Dennoch kann ich meinen Zweifel nicht unterdrücken, dass eine Figuren-Spaltung in mindestens den alten und den verjüngten, den jungen Faust, das Dilemma nicht löst, vor dem selbst die größten Faust-Darsteller bisweilen standen: sie waren oft schwach nach der Verjüngung, man nahm ihnen die Jugend nicht ab. Umgekehrt überzeugte Christel Ortmann als Uralt-Faust ohne Wandlungsdruck mich dann doch umstandslos. Illi Oehlmann, im Prolog im Himmel Stimme des Herrn, später die Nachbarin Marthe, die dem Mephistopheles für ihn bedrohlich nahe kommt, später das Lieschen und auch noch eine der Hexen, gelang das auch. Im Wechselspiel mit ihr hatte Sven Brormann, will mir scheinen, stärkere Momente als bisweilen mit Faust und dessen Seele. Die die alte Stadt vorstellenden Bauteile aus Schaumstoff (Bühne Jürgen Lier) symbolisierten auf überraschend simple und eben deshalb eindrückliche Weise den schwankenden Boden, auf den sich das Paar Faust und Margarete begaben, als sie ihrer Leidenschaft die Fesseln lösten. Und sie konnten am Ende zwanglos den Kerker vorstellen: wie ein Ring um das Gretchen, das eben nicht rettbar, sondern unrettbar von seinem Gewissen heimgesucht wird, nur schwach getarnt als Wahnsinn.

Dessaus Mephistopheles grinst am Ende, nach hinten abgehend, ganz kurz ins Publikum, als wisse er sich mit ihm im Einverständnis. Chor und Ballett sind regelrecht von der Bühne vertrieben worden. Und das „Heinrich! Heinrich!“ bleibt nicht der Schlusspunkt.
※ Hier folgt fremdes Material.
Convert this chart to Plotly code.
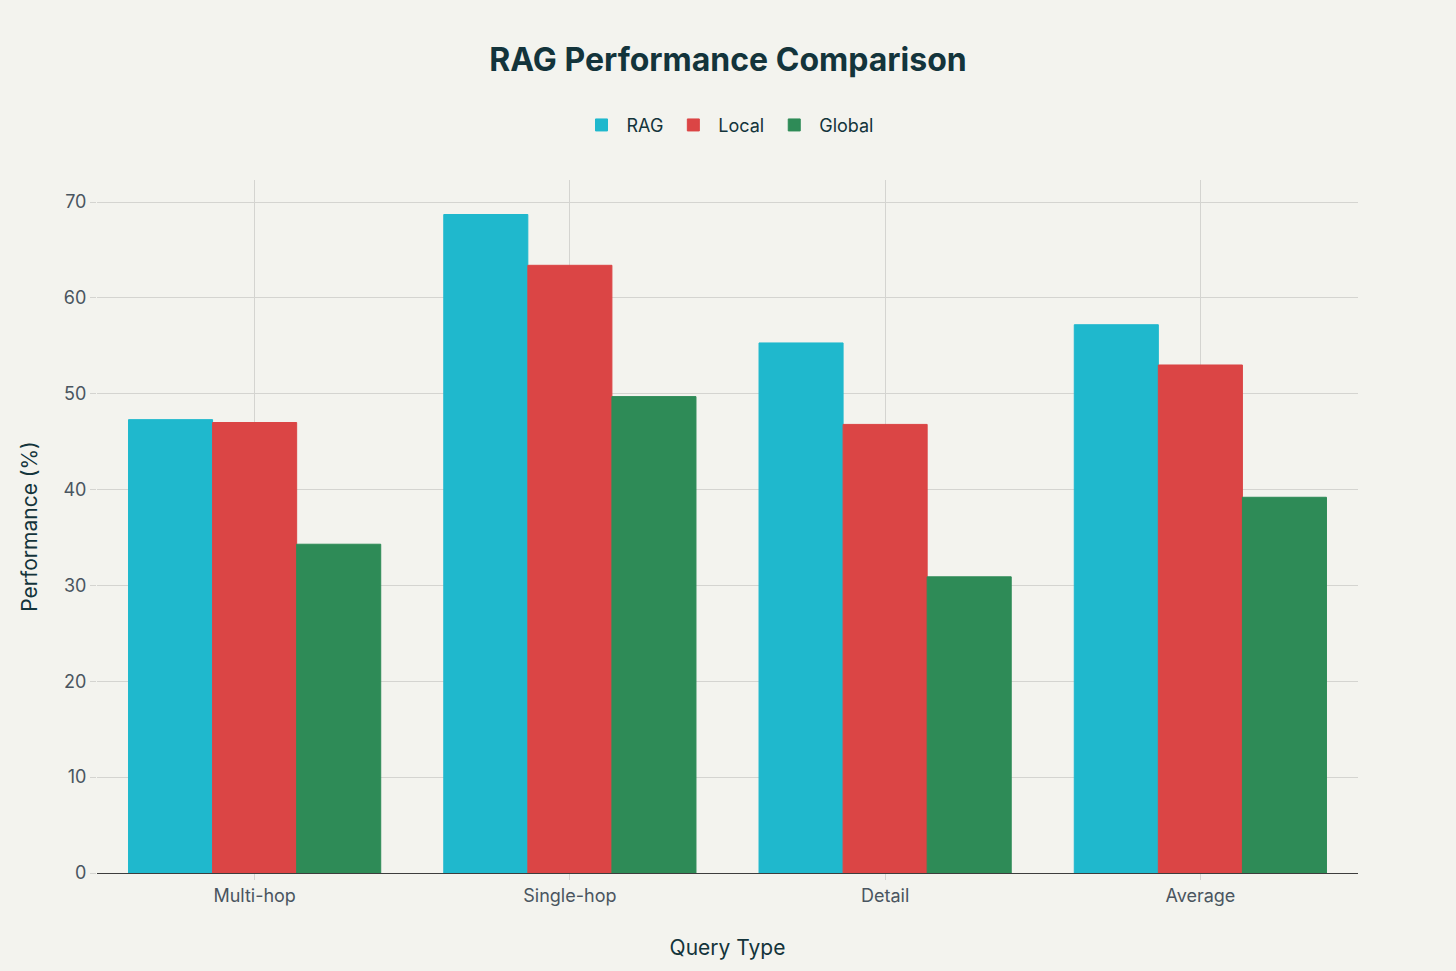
import plotly.graph_objects as go

categories = ["Multi-hop", "Single-hop", "Detail", "Average"]
rag_values = [47.3, 68.7, 55.3, 57.2]
local_values = [47.0, 63.4, 46.8, 53.0]
global_values = [34.3, 49.7, 30.9, 39.2]

series = [
    ("RAG", rag_values, "#1FB8CD"),
    ("Local", local_values, "#DB4545"),
    ("Global", global_values, "#2E8B57"),
]

fig = go.Figure()
for name, vals, color in series:
    fig.add_trace(go.Bar(
        name=name, x=categories, y=vals,
        marker=dict(color=color, line=dict(color=color, width=1)),
        cliponaxis=False,
    ))

bg = "#F3F3EE"
fig.update_layout(
    width=1456, height=971,
    paper_bgcolor=bg, plot_bgcolor=bg,
    font=dict(family="Inter, Liberation Sans, sans-serif", size=17, color="#13343B"),
    title=dict(text="<b>RAG Performance Comparison</b>", x=0.5, xanchor="center",
               y=0.938, yanchor="middle", font=dict(size=32, color="#13343B")),
    legend=dict(orientation="h", x=0.5, xanchor="center", y=1.079, yanchor="middle",
                font=dict(size=18), bgcolor="rgba(0,0,0,0)", itemwidth=40),
    barmode="group", bargap=0.2, bargroupgap=0,
    margin=dict(l=97, r=98, t=180, b=98),
    xaxis=dict(
        title=dict(text="Query Type", font=dict(size=21), standoff=35),
        showgrid=True, gridcolor="#D4D4D0", gridwidth=1,
        ticks="outside", ticklen=6, tickcolor="#D4D4D0",
        tickfont=dict(size=18, color="#4A5560"),
        showline=True, linecolor="#3D3D3D", linewidth=1,
    ),
    yaxis=dict(
        title=dict(text="Performance (%)", font=dict(size=21), standoff=20),
        showgrid=True, gridcolor="#D4D4D0", gridwidth=1,
        ticks="outside", ticklen=6, tickcolor="#D4D4D0",
        tickfont=dict(size=18, color="#4A5560"),
        zeroline=True, zerolinecolor="#3D3D3D", zerolinewidth=1,
        dtick=10, range=[0, 72.3],
    ),
)

fig.write_html(
    "out.html",
    config={"displayModeBar": False},
    post_script="document.body.style.margin='0';document.body.style.background='#F3F3EE';",
)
Denn Faust spricht, sein weiteres Sein im Leben und auf der Bühne andeutend, aus dem ersten Akt des zweiten Teiles, „Anmutige Gegend“ überschrieben, die Verse: „Des Lebens Pulse schlagen frisch lebendig, / Ätherische Dämmerung milde zu begrüßen; Du Erde, warst auch diese Nacht beständig / Und atmest neu erquickt zu meinen Füßen“. Fausts Marionetten-Seele tobt an ihren Fäden. Peter Hacks sah in seinen „Faust-Notizen“ aus dem Jahr 1962 schon die Möglichkeiten, die er eröffnet, wenn verfahren wird wie in Dessau mit K. D. Schmidt: „... man kann, indem man die erste Szene des zweiten an den ersten Teil anhängt, den Vorfall in seine Episoden-Schranken zurückweisen; Faust überschläfts, und es wird weitergehn.“ Was käme, wäre nicht die Tagesordnung für ihn, wohl aber die größere, die große Welt. Das Wort Fausts im Kerker: „Lass das Vergangene vergangen sein!“ hat heute vielen einen Beigeschmack, Goethes letztes Wort zur Sache war es eben gerade nicht.